Professor Faulkner has taught across both Film Studies and Hispanic Studies undergraduate degrees at Exeter, as well as contributing to Masters degrees in Film and Television Studies, Translations Studies and International Film Business. She has established a pathway in Hispanic film on these programmes, growing from introductory lectures on team-taught modules at first year, to specialist second and final-year courses. In 2018 she introduced a Field Trip for undergraduate students, taking the finalists studying her Pedro Almodóvar course to Chagford Film Festival in Devon. 

Internationally, Professor Faulkner has taught at the University Carlos III, Madrid, Spain (as Visiting Professor), and the Complutense University, Madrid, Spain (Erasmus+ exchange).

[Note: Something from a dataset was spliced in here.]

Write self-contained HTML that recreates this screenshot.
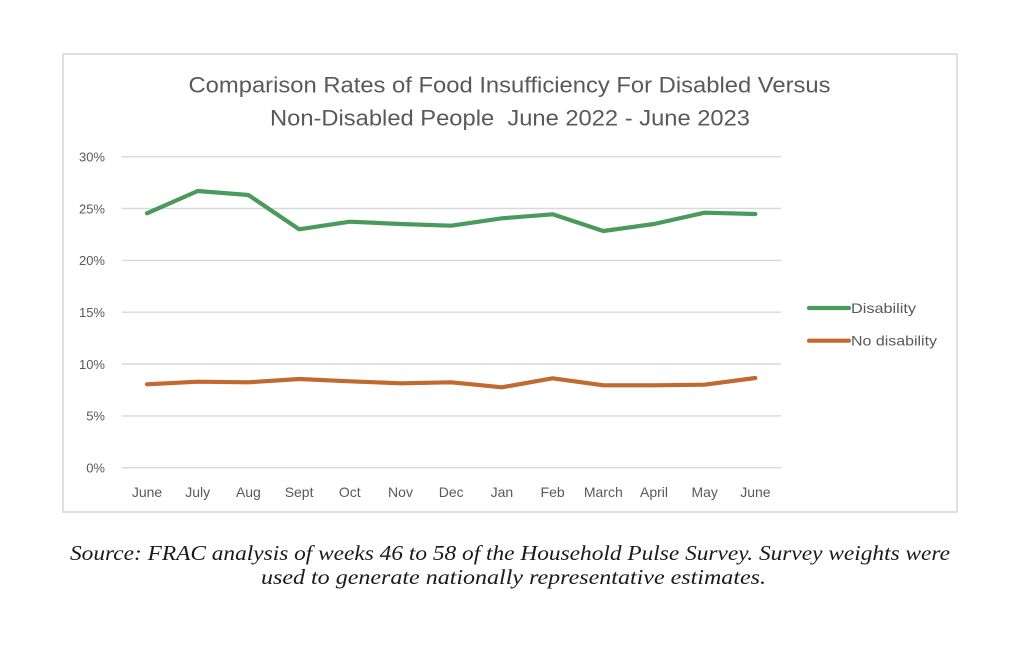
<!DOCTYPE html>
<html><head><meta charset="utf-8"><style>
html,body{margin:0;padding:0;background:#fff;}
svg{display:block;}
</style></head><body>
<svg width="1024" height="648" viewBox="0 0 1024 648" xmlns="http://www.w3.org/2000/svg">
<rect x="0" y="0" width="1024" height="648" fill="#fff"/>
<rect x="63" y="54" width="894" height="458" fill="#fff" stroke="#d9d9d9" stroke-width="1.6"/>
<g font-family="'Liberation Sans', sans-serif" fill="#595959">
<text x="509.5" y="92.5" font-size="22" text-anchor="middle" textLength="642" lengthAdjust="spacingAndGlyphs">Comparison Rates of Food Insufficiency For Disabled Versus</text>
<text x="510" y="125.5" font-size="22" text-anchor="middle" textLength="480" lengthAdjust="spacingAndGlyphs" xml:space="preserve">Non-Disabled People  June 2022 - June 2023</text>
</g>
<g stroke="#d9d9d9" stroke-width="1.4">
<line x1="121.7" y1="156.7" x2="781" y2="156.7"/>
<line x1="121.7" y1="208.5" x2="781" y2="208.5"/>
<line x1="121.7" y1="260.4" x2="781" y2="260.4"/>
<line x1="121.7" y1="312.2" x2="781" y2="312.2"/>
<line x1="121.7" y1="364.0" x2="781" y2="364.0"/>
<line x1="121.7" y1="415.9" x2="781" y2="415.9"/>
<line x1="121.7" y1="467.7" x2="781" y2="467.7"/>
</g>
<g font-family="'Liberation Sans', sans-serif" font-size="13" fill="#595959" text-anchor="end">
<text x="105" y="161.5">30%</text>
<text x="105" y="213.3">25%</text>
<text x="105" y="265.2">20%</text>
<text x="105" y="317">15%</text>
<text x="105" y="368.8">10%</text>
<text x="105" y="420.7">5%</text>
<text x="105" y="472.5">0%</text>
</g>
<g font-family="'Liberation Sans', sans-serif" font-size="14" fill="#595959" text-anchor="middle">
<text x="147" y="497">June</text>
<text x="197.7" y="497">July</text>
<text x="248.4" y="497">Aug</text>
<text x="299.1" y="497">Sept</text>
<text x="349.8" y="497">Oct</text>
<text x="400.5" y="497">Nov</text>
<text x="451.2" y="497">Dec</text>
<text x="501.9" y="497">Jan</text>
<text x="552.6" y="497">Feb</text>
<text x="603.3" y="497">March</text>
<text x="654" y="497">April</text>
<text x="704.7" y="497">May</text>
<text x="755.4" y="497">June</text>
</g>
<polyline fill="none" stroke="#4a9a5c" stroke-width="4.2" stroke-linejoin="round" stroke-linecap="round"
points="147,213.3 197.7,191 248.4,195 299.1,229.3 349.8,221.7 400.5,224 451.2,225.7 501.9,218.3 552.6,214.3 603.3,231 654,224 704.7,212.7 755.4,214"/>
<polyline fill="none" stroke="#c06a30" stroke-width="4.2" stroke-linejoin="round" stroke-linecap="round"
points="147,384.3 197.7,381.7 248.4,382.3 299.1,379 349.8,381.3 400.5,383.3 451.2,382.3 501.9,387.3 552.6,378.3 603.3,385.3 654,385.3 704.7,384.7 755.4,378"/>
<line x1="809" y1="308" x2="849" y2="308" stroke="#4a9a5c" stroke-width="4.2" stroke-linecap="round"/>
<line x1="809" y1="340.7" x2="849" y2="340.7" stroke="#c06a30" stroke-width="4.2" stroke-linecap="round"/>
<g font-family="'Liberation Sans', sans-serif" font-size="14" fill="#595959">
<text x="851" y="313" textLength="65" lengthAdjust="spacingAndGlyphs">Disability</text>
<text x="851" y="345.7" textLength="86" lengthAdjust="spacingAndGlyphs">No disability</text>
</g>
<g font-family="'Liberation Serif', serif" font-style="italic" font-size="21" fill="#1a1a1a">
<text x="70" y="560" textLength="880" lengthAdjust="spacingAndGlyphs">Source: FRAC analysis of weeks 46 to 58 of the Household Pulse Survey. Survey weights were</text>
<text x="261" y="584" textLength="505" lengthAdjust="spacingAndGlyphs">used to generate nationally representative estimates.</text>
</g>
</svg>
</body></html>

She is a scientific co-ordinator and member of faculty for the 'Films in Venice, Filming Venice' International Summer School at Venice International University, Italy.

 

Modules taught

Biography

Professor Faulkner attended Wellsway Comprehensive School, Bristol, from where she won a place to read Modern and Medieval Languages (French and Spanish) at the University of Cambridge. She graduated with a double first and a distinction in spoken language, and went on to gain an MPhil in European Literature (distinction) and PhD in Spanish, both University of Cambridge. As a postgraduate research student she held the positions of 'Supervisor of Studies' for undergraduate teaching at Fitzwilliam College, and  'Women's Officer' for the Fitzwilliam College Postgraduate Community. She was appointed to a permanent lectureship at the University of Exeter in 2001 and was promoted to Senior Lecturer in 2006. Following a career break for caring responsibilites over 2006-11, she was promoted to Associate Professor in 2013 and a personal chair in 2015, thereby becoming the first woman to hold a Professorship in Hispanic Studies at Exeter.